Yogyakarta, SentralNusantara.com – Dalam sebuah acara bedah buku yang diadakan, sejumlah ahli hukum menyatakan bahwa mantan Bupati Tanah Bumbu, Mardani H. Maming, tidak terbukti melakukan tindak pidana korupsi seperti yang didakwakan. Buku berjudul “Mengungkap Kesalahan dan Kekhilafan Hakim dalam Mengadili Perkara Mardani H. Maming” mengupas sejumlah kekeliruan dalam putusan pengadilan yang dijatuhkan kepada Maming di berbagai tingkatan.
Eksaminasi ini diselenggarakan oleh Centre for Leadership and Legal Development Studies (CLDS) Fakultas Hukum Universitas Islam Indonesia (UII) di Yogyakarta, yang melibatkan beberapa pakar terkemuka. Salah satu pembicara utama, Prof. Dr. Romli Atmasasmita, Guru Besar Hukum Pidana Universitas Padjajaran, mengungkapkan bahwa kasus ini seharusnya dihentikan sejak awal karena tidak adanya bukti yang jelas dan kuat.
Romli juga menyoroti bahwa aparat penegak hukum, baik penyidik, jaksa, maupun hakim, tidak menerapkan hukum dengan benar dalam kasus ini. Ia menyatakan ada indikasi bahwa proses hukum terhadap Maming dipaksakan, termasuk penggunaan pasal yang tidak relevan dalam upaya penuntutan.
Di sisi lain, Prof. Dr. Topo Santoso dari Fakultas Hukum Universitas Indonesia menegaskan pentingnya eksaminasi yang dilakukan para ahli hukum untuk mengkaji ulang putusan hakim yang mungkin mengandung kekeliruan. Menurutnya, kritik dari kalangan akademisi seperti ini sangat diperlukan agar para hakim dan penegak hukum dapat menjalankan tugas mereka dengan lebih baik dan adil.
Buku hasil eksaminasi ini mengungkap sembilan kesimpulan utama, yang intinya menegaskan bahwa Mardani H. Maming tidak terbukti melakukan tindak pidana korupsi.

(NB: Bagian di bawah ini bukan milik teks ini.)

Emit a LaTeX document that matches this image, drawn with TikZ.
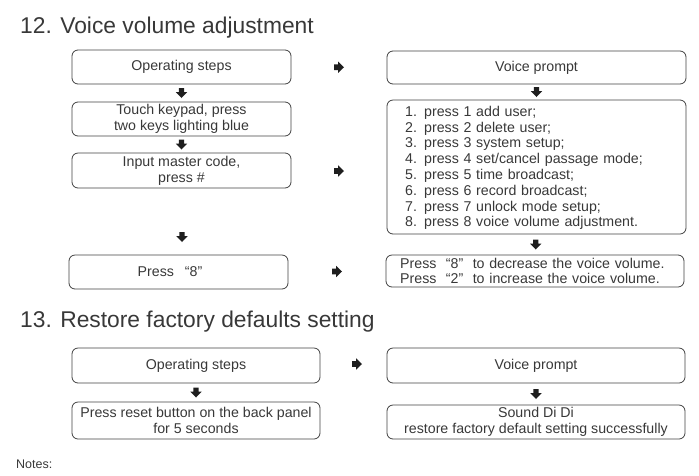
\documentclass[tikz,border=0pt]{standalone}
\usepackage{fontspec}
\setmainfont{Liberation Sans}
\usetikzlibrary{calc}
\definecolor{txt}{HTML}{383838}
\definecolor{linec}{HTML}{404040}
\definecolor{arrc}{HTML}{1E1E1E}
\tikzset{
  box/.style={draw=linec, rounded corners=6pt, line width=0.8pt, inner sep=0pt,
    font=\fontsize{14.2}{16}\selectfont, text=txt, align=center},
  lst/.style={inner sep=0pt, font=\fontsize{14.2}{15.8}\selectfont, text=txt, align=left},
  ttl/.style={anchor=base west, inner sep=0pt, text=txt, font=\fontsize{22.8}{26}\selectfont},
  darr/.pic={\fill[arrc] (-2.6,-5) -- (2.6,-5) -- (2.6,-0.8) -- (5.6,-0.8) -- (0,5) -- (-5.6,-0.8) -- (-2.6,-0.8) -- cycle;},
  rarr/.pic={\fill[arrc] (-5,-2.8) -- (-0.8,-2.8) -- (-0.8,-5.6) -- (5,0) -- (-0.8,5.6) -- (-0.8,2.8) -- (-5,2.8) -- cycle;}
}
\begin{document}
\begin{tikzpicture}[x=1pt,y=-1pt]
\useasboundingbox (0,0) rectangle (699,475);
\node[ttl] (t12) at (20,33) {12. Voice volume adjustment};
% left column, section 12
\node[box, minimum width=219pt, minimum height=34pt] (b1) at (181.5,67) {Operating steps};
\node[box, minimum width=219pt, minimum height=34pt] (b2) at (181.5,119) {Touch keypad, press\\two keys lighting blue};
\node[box, minimum width=219pt, minimum height=35pt] (b3) at (181.5,170.5) {Input master code,\\press \#};
\node[box, minimum width=219pt, minimum height=34pt] (b4) at (178.5,272) {};
\node[lst, anchor=west] (b4t) at (137.5,272) {Press\hspace{11pt}“8”};
% right column, section 12
\node[box, minimum width=299pt, minimum height=33pt] (r1) at (536.5,67.5) {Voice prompt};
\node[box, minimum width=299pt, minimum height=134pt] (r2) at (536.5,167) {};
\node[lst, anchor=west, text width=250pt] (r2t) at (405,168)
  {1. press 1 add user;\\2. press 2 delete user;\\3. press 3 system setup;\\4. press 4 set/cancel passage mode;\\5. press 5 time broadcast;\\6. press 6 record broadcast;\\7. press 7 unlock mode setup;\\8. press 8 voice volume adjustment.};
\node[box, minimum width=298pt, minimum height=32pt] (r3) at (535,271) {};
\node[lst, anchor=west, text width=280pt] (r3t) at (400,271)
  {Press\ \ “8”\ \ to decrease the voice volume.\\Press\ \ “2”\ \ to increase the voice volume.};
% arrows section 12
\pic at ($(b1.south)!0.5!(b2.north)$) {darr};
\pic at ($(b2.south)!0.5!(b3.north)$) {darr};
\pic at (182,237) {darr};
\pic at ($(r1.south)!0.5!(r2.north)$) {darr};
\pic at ($(r2.south)!0.5!(r3.north)$) {darr};
\pic at ($(b1.east)!0.5!(r1.west)$) {rarr};
\pic at (339,171) {rarr};
\pic at ($(b4.east)!0.5!(r3.west)$) {rarr};
% section 13
\node[ttl] (t13) at (20,327) {13. Restore factory defaults setting};
\node[box, minimum width=248pt, minimum height=35pt] (c1) at (196,365.5) {Operating steps};
\node[box, minimum width=248pt, minimum height=37pt] (c2) at (196,420.5) {Press reset button on the back panel\\for 5 seconds};
\node[box, minimum width=298pt, minimum height=35pt] (d1) at (536,365.5) {Voice prompt};
\node[box, minimum width=298pt, minimum height=34pt] (d2) at (536,422) {Sound Di Di\\restore factory default setting successfully};
\pic at ($(c1.south)!0.5!(c2.north)$) {darr};
\pic at ($(d1.south)!0.5!(d2.north)$) {darr};
\pic at (357,364) {rarr};
\node[anchor=base west, inner sep=0pt, text=txt, font=\fontsize{12.5}{14}\selectfont] (notes) at (16,468) {Notes:};
\end{tikzpicture}
\end{document}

Para pakar hukum menyarankan agar Maming dibebaskan dari semua dakwaan karena putusan pengadilan didasarkan pada asumsi dan tidak memiliki dasar bukti yang kuat.
Sebagai informasi, Mardani H. Maming sebelumnya divonis 12 tahun penjara oleh Pengadilan Tinggi Banjarmasin dan diwajibkan membayar ganti rugi sebesar Rp110,6 miliar. Maming kini tengah mengajukan Peninjauan Kembali (PK) atas kasus yang dianggap para ahli hukum sarat dengan kekeliruan tersebut.